— What you are asked to do —
Omit all images. Write out the rest of the material exactly.
* BEGIN Information supplied *
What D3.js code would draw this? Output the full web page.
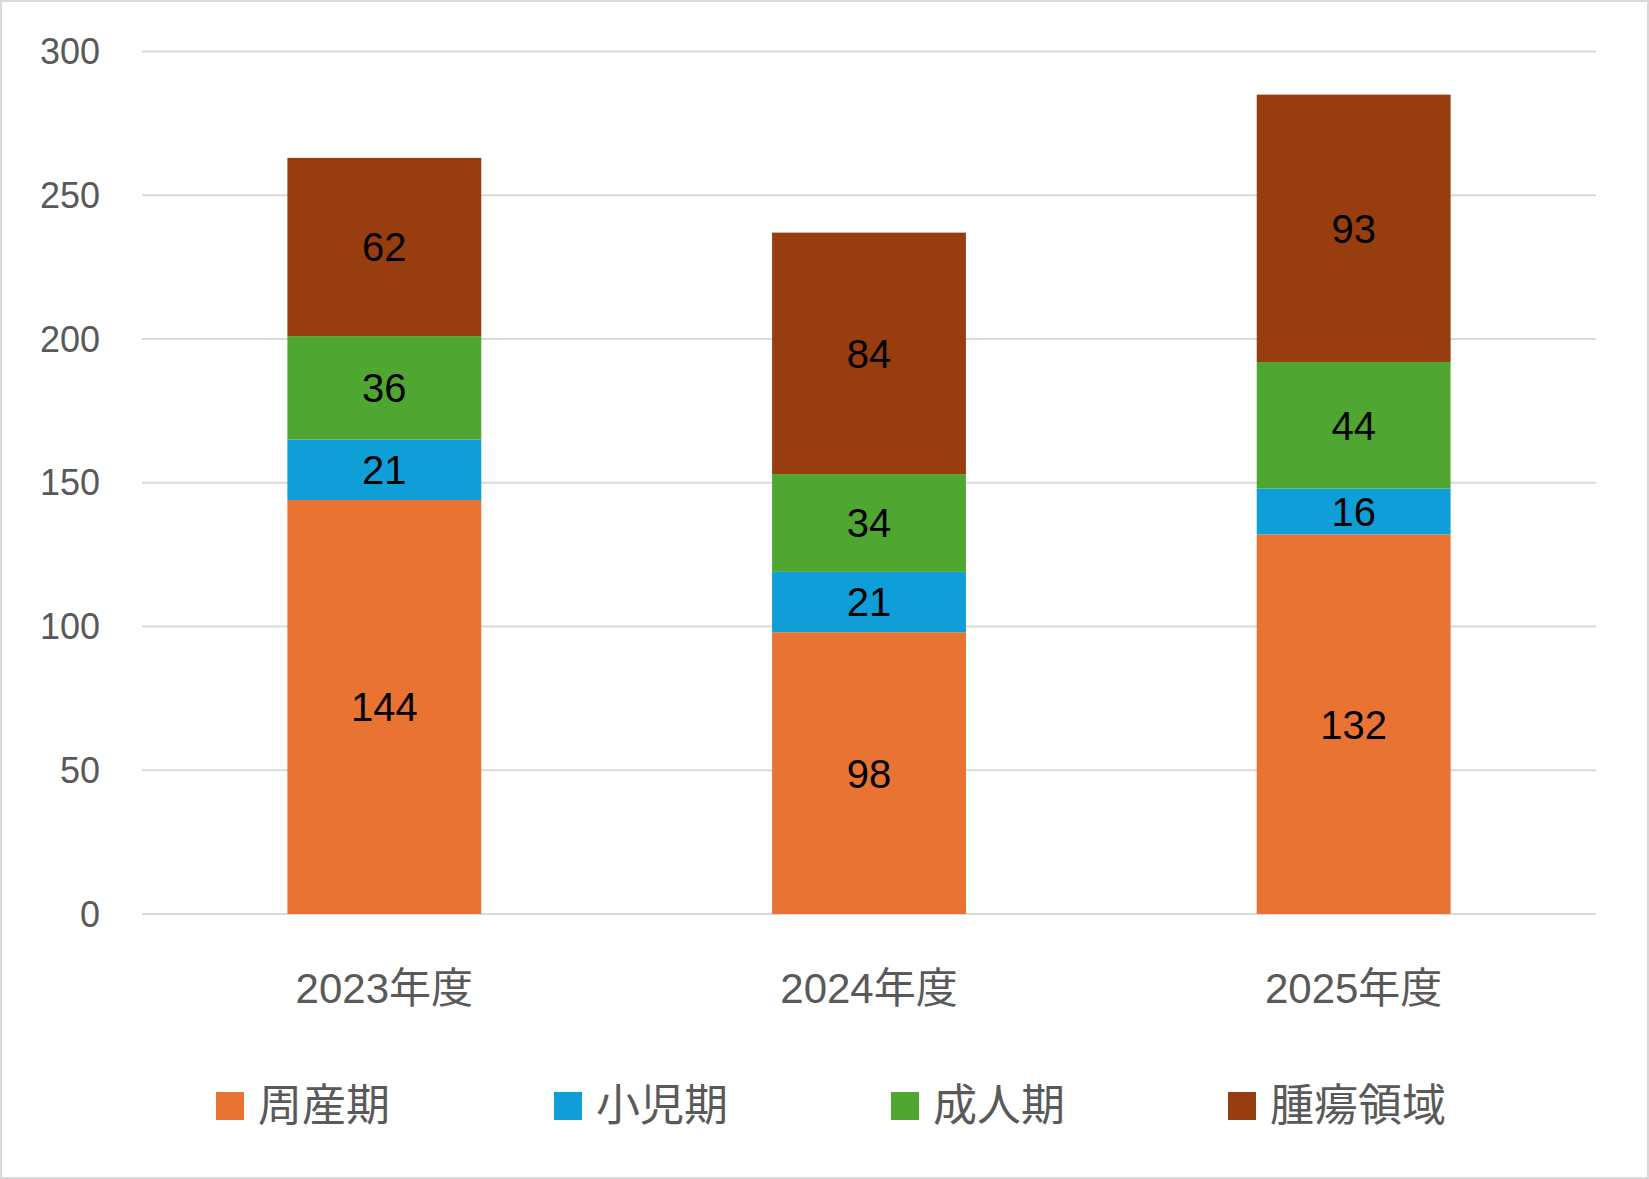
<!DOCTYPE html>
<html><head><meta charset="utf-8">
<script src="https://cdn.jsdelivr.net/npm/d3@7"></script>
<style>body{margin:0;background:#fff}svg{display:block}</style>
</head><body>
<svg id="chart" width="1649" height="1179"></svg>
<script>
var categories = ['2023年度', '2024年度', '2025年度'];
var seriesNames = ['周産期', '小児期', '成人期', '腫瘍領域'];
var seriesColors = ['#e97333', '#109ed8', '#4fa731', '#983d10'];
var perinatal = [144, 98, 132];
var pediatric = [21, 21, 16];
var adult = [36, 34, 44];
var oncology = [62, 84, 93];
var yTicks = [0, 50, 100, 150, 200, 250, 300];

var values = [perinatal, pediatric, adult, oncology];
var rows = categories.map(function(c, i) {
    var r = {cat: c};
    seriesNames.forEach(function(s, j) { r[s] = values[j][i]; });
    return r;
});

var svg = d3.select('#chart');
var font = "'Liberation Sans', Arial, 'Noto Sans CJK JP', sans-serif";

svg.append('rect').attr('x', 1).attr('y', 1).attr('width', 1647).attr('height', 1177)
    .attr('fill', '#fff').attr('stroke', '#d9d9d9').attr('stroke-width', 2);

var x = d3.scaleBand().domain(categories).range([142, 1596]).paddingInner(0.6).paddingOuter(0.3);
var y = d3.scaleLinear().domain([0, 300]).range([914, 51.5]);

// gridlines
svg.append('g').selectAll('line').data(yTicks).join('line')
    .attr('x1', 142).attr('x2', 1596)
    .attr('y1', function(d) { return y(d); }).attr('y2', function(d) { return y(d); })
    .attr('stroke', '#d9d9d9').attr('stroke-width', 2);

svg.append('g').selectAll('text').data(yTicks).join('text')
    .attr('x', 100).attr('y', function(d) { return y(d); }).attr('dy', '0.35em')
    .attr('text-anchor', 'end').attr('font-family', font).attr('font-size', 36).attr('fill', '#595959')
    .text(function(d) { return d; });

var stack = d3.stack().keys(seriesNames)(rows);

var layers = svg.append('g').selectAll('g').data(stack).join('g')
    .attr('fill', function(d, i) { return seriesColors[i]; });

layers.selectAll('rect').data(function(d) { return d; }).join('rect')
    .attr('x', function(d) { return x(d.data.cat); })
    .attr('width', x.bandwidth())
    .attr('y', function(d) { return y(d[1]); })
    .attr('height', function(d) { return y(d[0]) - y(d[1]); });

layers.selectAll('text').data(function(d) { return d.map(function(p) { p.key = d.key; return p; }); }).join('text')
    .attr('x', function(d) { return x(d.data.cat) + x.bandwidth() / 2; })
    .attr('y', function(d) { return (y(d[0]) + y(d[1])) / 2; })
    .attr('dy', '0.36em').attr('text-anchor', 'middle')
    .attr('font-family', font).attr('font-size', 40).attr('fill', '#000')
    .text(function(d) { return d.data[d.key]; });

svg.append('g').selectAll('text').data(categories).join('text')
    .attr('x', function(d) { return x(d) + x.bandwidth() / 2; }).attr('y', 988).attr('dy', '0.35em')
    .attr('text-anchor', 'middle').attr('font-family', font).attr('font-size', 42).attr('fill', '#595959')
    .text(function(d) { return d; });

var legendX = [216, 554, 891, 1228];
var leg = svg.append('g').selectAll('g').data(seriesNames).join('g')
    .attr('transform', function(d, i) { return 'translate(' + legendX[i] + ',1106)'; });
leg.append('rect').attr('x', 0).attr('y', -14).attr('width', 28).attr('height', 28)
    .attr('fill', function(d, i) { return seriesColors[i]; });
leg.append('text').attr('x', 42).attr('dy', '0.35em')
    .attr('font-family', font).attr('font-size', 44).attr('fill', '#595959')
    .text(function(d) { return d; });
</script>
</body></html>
* END Information supplied *
— Solved exercise —
What D3.js code would draw this? Output the full web page.
<!DOCTYPE html>
<html><head><meta charset="utf-8">
<script src="https://cdn.jsdelivr.net/npm/d3@7"></script>
<style>body{margin:0;background:#fff}svg{display:block}</style>
</head><body>
<svg id="chart" width="1649" height="1179"></svg>
<script>
var categories = ['2023年度', '2024年度', '2025年度'];
var seriesNames = ['周産期', '小児期', '成人期', '腫瘍領域'];
var seriesColors = ['#e97333', '#109ed8', '#4fa731', '#983d10'];
var perinatal = [144, 98, 132];
var pediatric = [21, 21, 16];
var adult = [36, 34, 44];
var oncology = [62, 84, 93];
var yTicks = [0, 50, 100, 150, 200, 250, 300];

var values = [perinatal, pediatric, adult, oncology];
var rows = categories.map(function(c, i) {
    var r = {cat: c};
    seriesNames.forEach(function(s, j) { r[s] = values[j][i]; });
    return r;
});

var svg = d3.select('#chart');
var font = "'Liberation Sans', Arial, 'Noto Sans CJK JP', sans-serif";

svg.append('rect').attr('x', 1).attr('y', 1).attr('width', 1647).attr('height', 1177)
    .attr('fill', '#fff').attr('stroke', '#d9d9d9').attr('stroke-width', 2);

var x = d3.scaleBand().domain(categories).range([142, 1596]).paddingInner(0.6).paddingOuter(0.3);
var y = d3.scaleLinear().domain([0, 300]).range([914, 51.5]);

// gridlines
svg.append('g').selectAll('line').data(yTicks).join('line')
    .attr('x1', 142).attr('x2', 1596)
    .attr('y1', function(d) { return y(d); }).attr('y2', function(d) { return y(d); })
    .attr('stroke', '#d9d9d9').attr('stroke-width', 2);

svg.append('g').selectAll('text').data(yTicks).join('text')
    .attr('x', 100).attr('y', function(d) { return y(d); }).attr('dy', '0.35em')
    .attr('text-anchor', 'end').attr('font-family', font).attr('font-size', 36).attr('fill', '#595959')
    .text(function(d) { return d; });

var stack = d3.stack().keys(seriesNames)(rows);

var layers = svg.append('g').selectAll('g').data(stack).join('g')
    .attr('fill', function(d, i) { return seriesColors[i]; });

layers.selectAll('rect').data(function(d) { return d; }).join('rect')
    .attr('x', function(d) { return x(d.data.cat); })
    .attr('width', x.bandwidth())
    .attr('y', function(d) { return y(d[1]); })
    .attr('height', function(d) { return y(d[0]) - y(d[1]); });

layers.selectAll('text').data(function(d) { return d.map(function(p) { p.key = d.key; return p; }); }).join('text')
    .attr('x', function(d) { return x(d.data.cat) + x.bandwidth() / 2; })
    .attr('y', function(d) { return (y(d[0]) + y(d[1])) / 2; })
    .attr('dy', '0.36em').attr('text-anchor', 'middle')
    .attr('font-family', font).attr('font-size', 40).attr('fill', '#000')
    .text(function(d) { return d.data[d.key]; });

svg.append('g').selectAll('text').data(categories).join('text')
    .attr('x', function(d) { return x(d) + x.bandwidth() / 2; }).attr('y', 988).attr('dy', '0.35em')
    .attr('text-anchor', 'middle').attr('font-family', font).attr('font-size', 42).attr('fill', '#595959')
    .text(function(d) { return d; });

var legendX = [216, 554, 891, 1228];
var leg = svg.append('g').selectAll('g').data(seriesNames).join('g')
    .attr('transform', function(d, i) { return 'translate(' + legendX[i] + ',1106)'; });
leg.append('rect').attr('x', 0).attr('y', -14).attr('width', 28).attr('height', 28)
    .attr('fill', function(d, i) { return seriesColors[i]; });
leg.append('text').attr('x', 42).attr('dy', '0.35em')
    .attr('font-family', font).attr('font-size', 44).attr('fill', '#595959')
    .text(function(d) { return d; });
</script>
</body></html>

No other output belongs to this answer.